In fact, where vague attempts are made to discuss such issues, they are often misleading. An example occurs in Chapter 8, "The Physical Infrastructure." Mattison points out the scarcity of data mining tools for Unix, and then in the same sentence, states that, "the vast majority of the products run on Windows, OS/2, Macintosh, and X-Term environments." Last time I checked, X-Term applications do, indeed, work in Unix.
To be fair, I must point out that the last third of the book, dedicated to the subject of data mining (recovery of information from a data warehouse) delves into a great deal of technical detail, right down to the electro-chemical reactions of neurons in Chapter 16, "Neural Networks and Business Data Systems."
Mattison points out in his introduction that the structure of this final section differs radically from the rest of the book in that it is made up of guest authors discussing specific products or projects, all on the data mining end of the equation rather than the data warehouse itself.
In addition to the neural networks mentioned above, the data mining section also contains chapters on statistical analysis, multidimensional analysis, visualization, and data warehousing on an enterprise intranet. Personally, I found the chapter on enterprise intranets pertinent, and all too short.

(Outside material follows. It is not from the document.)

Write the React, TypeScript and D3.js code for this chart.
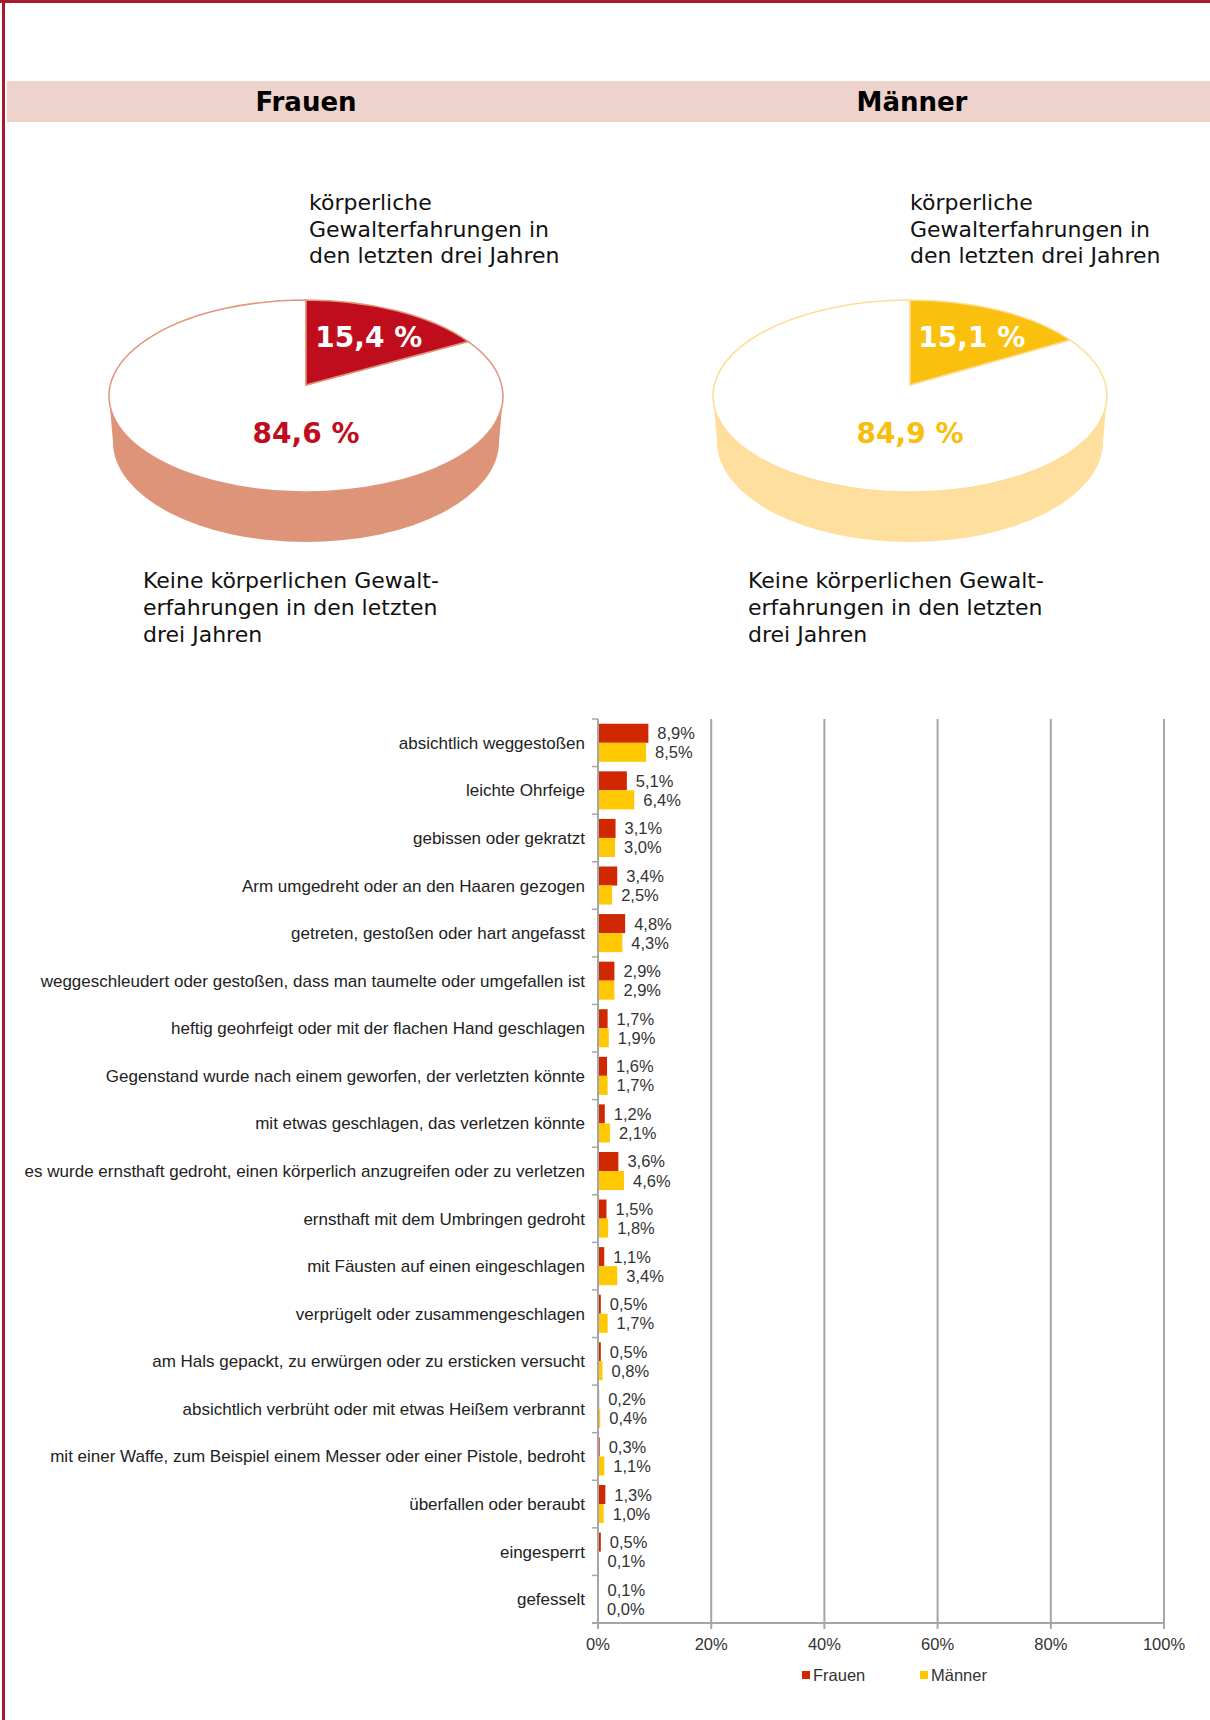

Chapter 20, "Prediction from Large Data Warehouses" contains a highly enlightening discussion of what today's tools are capable of doing with the data. It examines some sample databases, simple enough to grasp immediately, and shows how automated analysis programs go about generating easy-to-understand rules rather than obtuse statistical analyses. In the sample database of irises, for example, it generated a rule stating that with the given data, if an iris has petals within a specific range of lengths and widths, then there is a 98% certainty it is an iris versicolor (as opposed to some other species). Another example identifies a specific machine operator as generating the majority of a specific failure mode.
This book has no glossary, a serious shortcoming with a subject this complex, especially when one of the author's stated goals is to develop the reader's vocabulary. A basic knowledge of the subject matter is assumed. Terms like SMP, MPP, IT, and Oracle are used without definition. Some of the terms used in data warehousing are quite difficult to define (Mattison spends the entire first chapter defining what a data warehouse is), but that's no excuse for omitting such a basic tool as a glossary.
The index is a paltry seven pages in length, lacking entries for many subjects crucial to the subject, including archiving, backup, disk, operating systems, optical storage, Oracle, RAID, redundancy, tape, Windows, and even Unix. Most of these subjects are addressed within the book, which is fine for someone who will read it and set it aside. In a reference book, however, subjects missing from the index might as well not exist.
Other missing elements include a bibliography and suggested reading list. Mattison covers an immense amount of material in 485 pages, and readers interested in more detail on a specific topic would benefit from some tips about where to find the information.
The book is sprinkled liberally with drawings, charts, and graphs. Unfortunately, many of the illustrations seem to be spurious afterthoughts, even containing basic errors like the one in Chapter 2 that connects purchasing to shipping rather than receiving. After struggling to interpret several of the illustrations, I came to the realization that they were illustrating the concept of boxes connected by lines, and that the specific labels on the boxes and lines were not intended to carry any particular meaning.
"Data Warehousing" clearly demonstrates Mattison's prodigious knowledge of his subject matter. A great deal of work and thought has obviously gone into developing the content and tools, among them a wonderful set of checklists in Chapter 11 that guide you through the planning and estimate stage. His writing style is clear and as light as one can expect with a topic this heavy.
If you are looking for a technical treatise, however, that will point you at specific hardware/software platforms (or even explain their relative merits), "Data Warehousing" will leave you disappointed. The same will be true if you attempt to use it in random-access mode, looking up specific topics when you need them. There is a lot of information in the book that's tough to find.
If you are not familiar with data warehousing, and would like a detailed overview of the concepts, issues, problems, and design strategies, this is your book. It will be a valuable aid for evaluating the people and strategies you will need to launch your own data warehousing project.